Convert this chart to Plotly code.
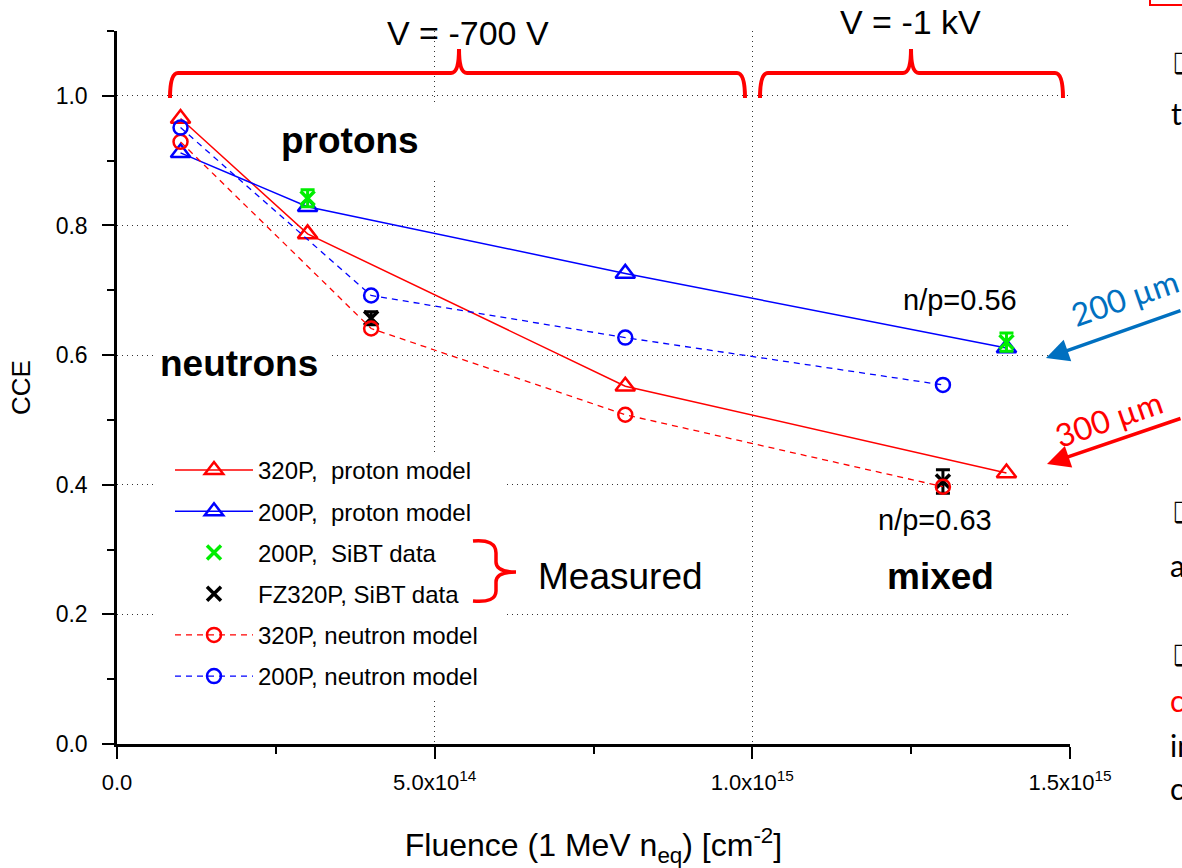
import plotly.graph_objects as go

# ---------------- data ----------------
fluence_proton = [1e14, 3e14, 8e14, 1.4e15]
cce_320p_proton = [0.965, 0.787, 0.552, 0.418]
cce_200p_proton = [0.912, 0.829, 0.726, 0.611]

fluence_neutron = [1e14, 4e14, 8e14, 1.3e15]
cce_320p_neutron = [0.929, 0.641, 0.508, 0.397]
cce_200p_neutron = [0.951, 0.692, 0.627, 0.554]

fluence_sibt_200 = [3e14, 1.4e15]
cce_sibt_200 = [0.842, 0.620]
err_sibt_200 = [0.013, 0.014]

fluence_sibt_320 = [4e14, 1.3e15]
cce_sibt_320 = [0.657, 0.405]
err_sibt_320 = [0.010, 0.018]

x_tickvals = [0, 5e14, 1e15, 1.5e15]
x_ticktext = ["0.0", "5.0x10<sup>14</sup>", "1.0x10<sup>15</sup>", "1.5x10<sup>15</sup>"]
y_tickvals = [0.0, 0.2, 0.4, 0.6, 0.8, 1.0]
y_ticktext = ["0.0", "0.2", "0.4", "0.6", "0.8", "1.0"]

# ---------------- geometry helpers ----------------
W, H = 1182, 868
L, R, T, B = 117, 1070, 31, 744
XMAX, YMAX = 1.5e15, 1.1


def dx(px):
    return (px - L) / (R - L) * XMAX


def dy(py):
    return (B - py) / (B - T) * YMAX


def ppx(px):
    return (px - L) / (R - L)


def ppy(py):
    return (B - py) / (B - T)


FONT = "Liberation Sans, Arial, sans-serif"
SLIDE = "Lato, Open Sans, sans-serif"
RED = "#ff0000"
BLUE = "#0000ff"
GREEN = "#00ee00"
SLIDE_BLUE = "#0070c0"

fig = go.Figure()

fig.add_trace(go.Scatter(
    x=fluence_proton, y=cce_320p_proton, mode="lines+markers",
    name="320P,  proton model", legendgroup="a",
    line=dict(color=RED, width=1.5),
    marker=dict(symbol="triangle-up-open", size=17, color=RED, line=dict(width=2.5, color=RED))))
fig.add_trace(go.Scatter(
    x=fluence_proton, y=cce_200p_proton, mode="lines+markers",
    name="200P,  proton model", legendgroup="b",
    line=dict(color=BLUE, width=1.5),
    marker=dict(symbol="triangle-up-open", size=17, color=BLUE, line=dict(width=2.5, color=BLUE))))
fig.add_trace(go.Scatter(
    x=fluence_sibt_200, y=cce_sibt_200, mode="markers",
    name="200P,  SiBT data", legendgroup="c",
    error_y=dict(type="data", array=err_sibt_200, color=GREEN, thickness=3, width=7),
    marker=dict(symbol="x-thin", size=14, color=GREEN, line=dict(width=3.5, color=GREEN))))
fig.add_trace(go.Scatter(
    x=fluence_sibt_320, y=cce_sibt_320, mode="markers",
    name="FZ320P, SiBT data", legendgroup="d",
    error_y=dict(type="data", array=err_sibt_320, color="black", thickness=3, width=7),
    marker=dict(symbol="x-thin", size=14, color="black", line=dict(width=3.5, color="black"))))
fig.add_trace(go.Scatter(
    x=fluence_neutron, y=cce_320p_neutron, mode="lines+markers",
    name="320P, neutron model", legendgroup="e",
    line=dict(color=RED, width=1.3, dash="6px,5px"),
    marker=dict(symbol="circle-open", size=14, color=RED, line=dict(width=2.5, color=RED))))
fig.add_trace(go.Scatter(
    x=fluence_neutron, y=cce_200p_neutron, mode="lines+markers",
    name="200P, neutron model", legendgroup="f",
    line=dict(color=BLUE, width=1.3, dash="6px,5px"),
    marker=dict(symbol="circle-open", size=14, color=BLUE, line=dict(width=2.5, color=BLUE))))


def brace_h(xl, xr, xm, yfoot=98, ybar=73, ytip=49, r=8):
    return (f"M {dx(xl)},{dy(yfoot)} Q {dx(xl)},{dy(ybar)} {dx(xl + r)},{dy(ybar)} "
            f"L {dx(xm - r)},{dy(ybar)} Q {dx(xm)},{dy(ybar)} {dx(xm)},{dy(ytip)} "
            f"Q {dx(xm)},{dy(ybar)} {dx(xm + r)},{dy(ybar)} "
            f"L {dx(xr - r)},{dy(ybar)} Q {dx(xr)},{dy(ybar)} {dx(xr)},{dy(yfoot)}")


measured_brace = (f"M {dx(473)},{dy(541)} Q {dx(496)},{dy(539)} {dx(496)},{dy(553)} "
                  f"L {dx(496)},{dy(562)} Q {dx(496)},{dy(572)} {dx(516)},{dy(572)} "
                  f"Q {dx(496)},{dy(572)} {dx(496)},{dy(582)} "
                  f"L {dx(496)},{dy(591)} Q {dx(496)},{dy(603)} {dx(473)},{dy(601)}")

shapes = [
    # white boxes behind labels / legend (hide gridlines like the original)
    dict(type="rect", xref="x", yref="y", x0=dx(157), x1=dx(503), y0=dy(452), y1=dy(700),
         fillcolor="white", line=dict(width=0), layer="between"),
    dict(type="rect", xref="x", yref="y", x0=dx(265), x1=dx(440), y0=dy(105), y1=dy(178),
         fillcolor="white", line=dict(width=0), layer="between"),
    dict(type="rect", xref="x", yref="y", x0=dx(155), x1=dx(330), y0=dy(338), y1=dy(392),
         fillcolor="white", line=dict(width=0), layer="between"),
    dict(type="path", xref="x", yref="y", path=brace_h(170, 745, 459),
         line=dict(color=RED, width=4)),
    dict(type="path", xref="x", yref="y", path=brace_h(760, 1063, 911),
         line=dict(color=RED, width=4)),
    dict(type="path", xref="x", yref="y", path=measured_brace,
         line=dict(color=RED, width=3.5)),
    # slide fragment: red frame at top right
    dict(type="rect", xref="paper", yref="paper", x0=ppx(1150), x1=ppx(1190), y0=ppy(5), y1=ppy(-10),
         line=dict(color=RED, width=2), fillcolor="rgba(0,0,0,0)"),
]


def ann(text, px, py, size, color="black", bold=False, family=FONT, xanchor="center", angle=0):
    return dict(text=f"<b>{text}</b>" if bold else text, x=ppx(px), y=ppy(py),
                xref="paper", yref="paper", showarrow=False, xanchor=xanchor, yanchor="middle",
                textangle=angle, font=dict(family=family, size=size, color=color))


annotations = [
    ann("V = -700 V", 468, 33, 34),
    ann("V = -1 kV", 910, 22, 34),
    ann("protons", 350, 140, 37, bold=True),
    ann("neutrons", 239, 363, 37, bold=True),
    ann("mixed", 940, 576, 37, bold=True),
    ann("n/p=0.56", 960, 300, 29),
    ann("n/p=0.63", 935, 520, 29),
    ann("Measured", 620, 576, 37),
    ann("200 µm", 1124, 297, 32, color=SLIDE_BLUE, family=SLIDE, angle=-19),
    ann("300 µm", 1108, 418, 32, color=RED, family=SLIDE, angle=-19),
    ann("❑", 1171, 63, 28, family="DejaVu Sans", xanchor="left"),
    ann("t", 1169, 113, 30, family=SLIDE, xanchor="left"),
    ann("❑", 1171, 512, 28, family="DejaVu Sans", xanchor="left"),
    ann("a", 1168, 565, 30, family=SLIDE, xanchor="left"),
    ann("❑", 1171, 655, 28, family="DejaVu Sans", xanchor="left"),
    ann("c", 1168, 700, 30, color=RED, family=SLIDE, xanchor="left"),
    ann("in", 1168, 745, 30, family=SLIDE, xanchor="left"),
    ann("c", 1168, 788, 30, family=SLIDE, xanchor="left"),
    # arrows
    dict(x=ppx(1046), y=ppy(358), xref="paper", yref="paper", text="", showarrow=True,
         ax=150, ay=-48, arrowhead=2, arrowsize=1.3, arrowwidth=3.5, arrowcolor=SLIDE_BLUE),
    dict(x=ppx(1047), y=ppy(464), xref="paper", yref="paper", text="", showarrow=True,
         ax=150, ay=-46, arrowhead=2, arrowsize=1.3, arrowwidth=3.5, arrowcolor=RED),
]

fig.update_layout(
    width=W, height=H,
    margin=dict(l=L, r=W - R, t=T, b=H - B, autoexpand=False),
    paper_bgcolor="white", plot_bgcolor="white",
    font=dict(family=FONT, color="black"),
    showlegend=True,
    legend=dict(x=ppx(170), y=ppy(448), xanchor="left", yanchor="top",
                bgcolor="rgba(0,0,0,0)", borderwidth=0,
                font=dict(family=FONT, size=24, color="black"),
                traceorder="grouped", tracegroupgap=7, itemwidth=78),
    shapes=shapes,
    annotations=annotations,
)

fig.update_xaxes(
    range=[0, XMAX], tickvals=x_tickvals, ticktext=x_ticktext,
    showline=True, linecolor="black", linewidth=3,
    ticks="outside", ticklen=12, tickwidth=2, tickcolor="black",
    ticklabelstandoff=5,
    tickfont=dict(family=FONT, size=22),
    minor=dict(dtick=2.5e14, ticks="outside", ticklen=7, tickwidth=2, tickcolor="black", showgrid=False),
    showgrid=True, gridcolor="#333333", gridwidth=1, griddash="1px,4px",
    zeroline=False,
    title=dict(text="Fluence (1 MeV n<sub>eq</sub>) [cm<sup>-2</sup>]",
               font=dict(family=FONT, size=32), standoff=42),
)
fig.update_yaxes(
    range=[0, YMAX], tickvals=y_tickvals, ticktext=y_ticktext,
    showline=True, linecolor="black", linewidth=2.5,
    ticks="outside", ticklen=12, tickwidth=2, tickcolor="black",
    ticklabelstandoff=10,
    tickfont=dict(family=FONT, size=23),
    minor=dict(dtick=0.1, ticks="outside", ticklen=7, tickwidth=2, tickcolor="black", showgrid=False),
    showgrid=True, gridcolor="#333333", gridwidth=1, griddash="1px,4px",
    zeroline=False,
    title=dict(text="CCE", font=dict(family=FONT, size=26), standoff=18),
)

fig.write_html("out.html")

PROMPT: Repeat exactly and only the lines from the start of the data above through the line that holds "return (px - L) / (R - L) * XMAX", inclusive. Pictures do not belong in the copy.

RESPONSE TO THIS TASK:
Convert this chart to Plotly code.
import plotly.graph_objects as go

# ---------------- data ----------------
fluence_proton = [1e14, 3e14, 8e14, 1.4e15]
cce_320p_proton = [0.965, 0.787, 0.552, 0.418]
cce_200p_proton = [0.912, 0.829, 0.726, 0.611]

fluence_neutron = [1e14, 4e14, 8e14, 1.3e15]
cce_320p_neutron = [0.929, 0.641, 0.508, 0.397]
cce_200p_neutron = [0.951, 0.692, 0.627, 0.554]

fluence_sibt_200 = [3e14, 1.4e15]
cce_sibt_200 = [0.842, 0.620]
err_sibt_200 = [0.013, 0.014]

fluence_sibt_320 = [4e14, 1.3e15]
cce_sibt_320 = [0.657, 0.405]
err_sibt_320 = [0.010, 0.018]

x_tickvals = [0, 5e14, 1e15, 1.5e15]
x_ticktext = ["0.0", "5.0x10<sup>14</sup>", "1.0x10<sup>15</sup>", "1.5x10<sup>15</sup>"]
y_tickvals = [0.0, 0.2, 0.4, 0.6, 0.8, 1.0]
y_ticktext = ["0.0", "0.2", "0.4", "0.6", "0.8", "1.0"]

# ---------------- geometry helpers ----------------
W, H = 1182, 868
L, R, T, B = 117, 1070, 31, 744
XMAX, YMAX = 1.5e15, 1.1


def dx(px):
    return (px - L) / (R - L) * XMAX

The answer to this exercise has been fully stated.